§ **Given material**
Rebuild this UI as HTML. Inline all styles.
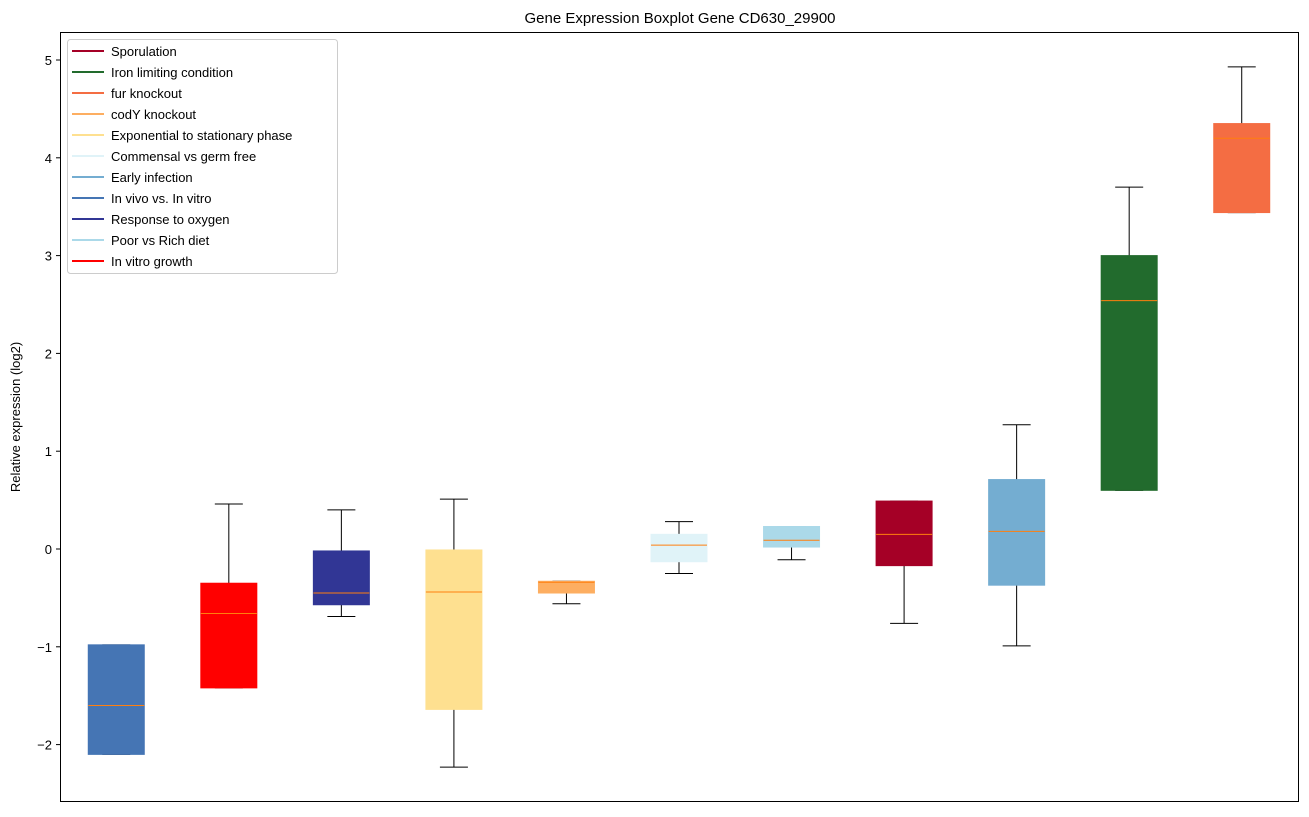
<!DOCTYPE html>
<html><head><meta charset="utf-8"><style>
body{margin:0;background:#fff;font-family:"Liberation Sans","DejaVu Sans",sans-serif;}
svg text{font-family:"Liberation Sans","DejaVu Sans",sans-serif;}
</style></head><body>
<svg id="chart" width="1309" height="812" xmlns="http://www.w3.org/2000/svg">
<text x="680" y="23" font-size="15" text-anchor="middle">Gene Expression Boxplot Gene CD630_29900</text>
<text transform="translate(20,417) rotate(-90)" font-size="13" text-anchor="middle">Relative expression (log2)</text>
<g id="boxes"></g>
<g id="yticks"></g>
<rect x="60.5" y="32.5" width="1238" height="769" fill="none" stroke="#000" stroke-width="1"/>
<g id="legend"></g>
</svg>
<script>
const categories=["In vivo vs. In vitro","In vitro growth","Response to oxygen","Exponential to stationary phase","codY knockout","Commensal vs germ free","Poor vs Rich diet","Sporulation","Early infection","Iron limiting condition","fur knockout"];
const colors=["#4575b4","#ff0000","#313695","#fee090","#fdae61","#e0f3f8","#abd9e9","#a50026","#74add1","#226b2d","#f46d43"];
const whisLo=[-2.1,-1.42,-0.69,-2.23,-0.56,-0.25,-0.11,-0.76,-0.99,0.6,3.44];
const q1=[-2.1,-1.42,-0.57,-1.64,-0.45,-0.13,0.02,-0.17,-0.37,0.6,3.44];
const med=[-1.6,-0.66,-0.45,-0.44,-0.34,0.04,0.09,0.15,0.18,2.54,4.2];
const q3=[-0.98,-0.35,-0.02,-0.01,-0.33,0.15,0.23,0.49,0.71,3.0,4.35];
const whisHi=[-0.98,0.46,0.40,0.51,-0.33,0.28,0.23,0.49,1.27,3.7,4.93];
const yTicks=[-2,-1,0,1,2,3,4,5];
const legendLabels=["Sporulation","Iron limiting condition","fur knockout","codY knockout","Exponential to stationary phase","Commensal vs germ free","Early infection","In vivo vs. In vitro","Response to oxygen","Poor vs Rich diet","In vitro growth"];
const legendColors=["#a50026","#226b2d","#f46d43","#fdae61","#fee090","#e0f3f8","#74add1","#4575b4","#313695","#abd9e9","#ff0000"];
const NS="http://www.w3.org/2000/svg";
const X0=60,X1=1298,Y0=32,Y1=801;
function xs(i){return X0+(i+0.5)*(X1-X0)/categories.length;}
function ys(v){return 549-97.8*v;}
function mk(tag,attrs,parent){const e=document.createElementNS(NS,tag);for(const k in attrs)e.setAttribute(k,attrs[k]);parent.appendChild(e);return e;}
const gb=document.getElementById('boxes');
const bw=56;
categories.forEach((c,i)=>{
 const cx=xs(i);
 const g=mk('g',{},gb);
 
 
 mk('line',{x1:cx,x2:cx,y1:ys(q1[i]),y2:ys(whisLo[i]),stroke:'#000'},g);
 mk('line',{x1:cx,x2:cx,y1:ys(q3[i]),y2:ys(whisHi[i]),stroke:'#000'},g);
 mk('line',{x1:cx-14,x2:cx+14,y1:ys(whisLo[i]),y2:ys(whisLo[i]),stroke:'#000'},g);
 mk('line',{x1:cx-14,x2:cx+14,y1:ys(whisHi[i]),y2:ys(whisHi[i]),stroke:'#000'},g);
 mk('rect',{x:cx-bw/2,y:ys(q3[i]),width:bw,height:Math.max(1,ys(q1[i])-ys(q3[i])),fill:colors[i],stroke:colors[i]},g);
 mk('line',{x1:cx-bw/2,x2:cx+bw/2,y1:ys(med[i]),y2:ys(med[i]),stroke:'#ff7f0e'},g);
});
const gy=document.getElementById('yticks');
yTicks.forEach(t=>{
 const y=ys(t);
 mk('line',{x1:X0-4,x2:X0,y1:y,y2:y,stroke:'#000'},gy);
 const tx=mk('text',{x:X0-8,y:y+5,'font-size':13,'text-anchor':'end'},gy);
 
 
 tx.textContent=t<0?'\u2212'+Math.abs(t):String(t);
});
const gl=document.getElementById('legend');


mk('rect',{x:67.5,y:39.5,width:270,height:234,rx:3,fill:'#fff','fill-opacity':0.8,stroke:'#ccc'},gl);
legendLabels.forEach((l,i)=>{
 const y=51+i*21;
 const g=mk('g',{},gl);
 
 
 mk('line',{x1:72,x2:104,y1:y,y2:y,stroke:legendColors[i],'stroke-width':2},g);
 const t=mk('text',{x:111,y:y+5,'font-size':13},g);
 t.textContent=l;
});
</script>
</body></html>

§ **Do this**
Exclude the images and reproduce the remaining data exactly.

§ **Response to the task**
Rebuild this UI as HTML. Inline all styles.
<!DOCTYPE html>
<html><head><meta charset="utf-8"><style>
body{margin:0;background:#fff;font-family:"Liberation Sans","DejaVu Sans",sans-serif;}
svg text{font-family:"Liberation Sans","DejaVu Sans",sans-serif;}
</style></head><body>
<svg id="chart" width="1309" height="812" xmlns="http://www.w3.org/2000/svg">
<text x="680" y="23" font-size="15" text-anchor="middle">Gene Expression Boxplot Gene CD630_29900</text>
<text transform="translate(20,417) rotate(-90)" font-size="13" text-anchor="middle">Relative expression (log2)</text>
<g id="boxes"></g>
<g id="yticks"></g>
<rect x="60.5" y="32.5" width="1238" height="769" fill="none" stroke="#000" stroke-width="1"/>
<g id="legend"></g>
</svg>
<script>
const categories=["In vivo vs. In vitro","In vitro growth","Response to oxygen","Exponential to stationary phase","codY knockout","Commensal vs germ free","Poor vs Rich diet","Sporulation","Early infection","Iron limiting condition","fur knockout"];
const colors=["#4575b4","#ff0000","#313695","#fee090","#fdae61","#e0f3f8","#abd9e9","#a50026","#74add1","#226b2d","#f46d43"];
const whisLo=[-2.1,-1.42,-0.69,-2.23,-0.56,-0.25,-0.11,-0.76,-0.99,0.6,3.44];
const q1=[-2.1,-1.42,-0.57,-1.64,-0.45,-0.13,0.02,-0.17,-0.37,0.6,3.44];
const med=[-1.6,-0.66,-0.45,-0.44,-0.34,0.04,0.09,0.15,0.18,2.54,4.2];
const q3=[-0.98,-0.35,-0.02,-0.01,-0.33,0.15,0.23,0.49,0.71,3.0,4.35];
const whisHi=[-0.98,0.46,0.40,0.51,-0.33,0.28,0.23,0.49,1.27,3.7,4.93];
const yTicks=[-2,-1,0,1,2,3,4,5];
const legendLabels=["Sporulation","Iron limiting condition","fur knockout","codY knockout","Exponential to stationary phase","Commensal vs germ free","Early infection","In vivo vs. In vitro","Response to oxygen","Poor vs Rich diet","In vitro growth"];
const legendColors=["#a50026","#226b2d","#f46d43","#fdae61","#fee090","#e0f3f8","#74add1","#4575b4","#313695","#abd9e9","#ff0000"];
const NS="http://www.w3.org/2000/svg";
const X0=60,X1=1298,Y0=32,Y1=801;
function xs(i){return X0+(i+0.5)*(X1-X0)/categories.length;}
function ys(v){return 549-97.8*v;}
function mk(tag,attrs,parent){const e=document.createElementNS(NS,tag);for(const k in attrs)e.setAttribute(k,attrs[k]);parent.appendChild(e);return e;}
const gb=document.getElementById('boxes');
const bw=56;
categories.forEach((c,i)=>{
 const cx=xs(i);
 const g=mk('g',{},gb);
 
 
 mk('line',{x1:cx,x2:cx,y1:ys(q1[i]),y2:ys(whisLo[i]),stroke:'#000'},g);
 mk('line',{x1:cx,x2:cx,y1:ys(q3[i]),y2:ys(whisHi[i]),stroke:'#000'},g);
 mk('line',{x1:cx-14,x2:cx+14,y1:ys(whisLo[i]),y2:ys(whisLo[i]),stroke:'#000'},g);
 mk('line',{x1:cx-14,x2:cx+14,y1:ys(whisHi[i]),y2:ys(whisHi[i]),stroke:'#000'},g);
 mk('rect',{x:cx-bw/2,y:ys(q3[i]),width:bw,height:Math.max(1,ys(q1[i])-ys(q3[i])),fill:colors[i],stroke:colors[i]},g);
 mk('line',{x1:cx-bw/2,x2:cx+bw/2,y1:ys(med[i]),y2:ys(med[i]),stroke:'#ff7f0e'},g);
});
const gy=document.getElementById('yticks');
yTicks.forEach(t=>{
 const y=ys(t);
 mk('line',{x1:X0-4,x2:X0,y1:y,y2:y,stroke:'#000'},gy);
 const tx=mk('text',{x:X0-8,y:y+5,'font-size':13,'text-anchor':'end'},gy);
 
 
 tx.textContent=t<0?'\u2212'+Math.abs(t):String(t);
});
const gl=document.getElementById('legend');


mk('rect',{x:67.5,y:39.5,width:270,height:234,rx:3,fill:'#fff','fill-opacity':0.8,stroke:'#ccc'},gl);
legendLabels.forEach((l,i)=>{
 const y=51+i*21;
 const g=mk('g',{},gl);
 
 
 mk('line',{x1:72,x2:104,y1:y,y2:y,stroke:legendColors[i],'stroke-width':2},g);
 const t=mk('text',{x:111,y:y+5,'font-size':13},g);
 t.textContent=l;
});
</script>
</body></html>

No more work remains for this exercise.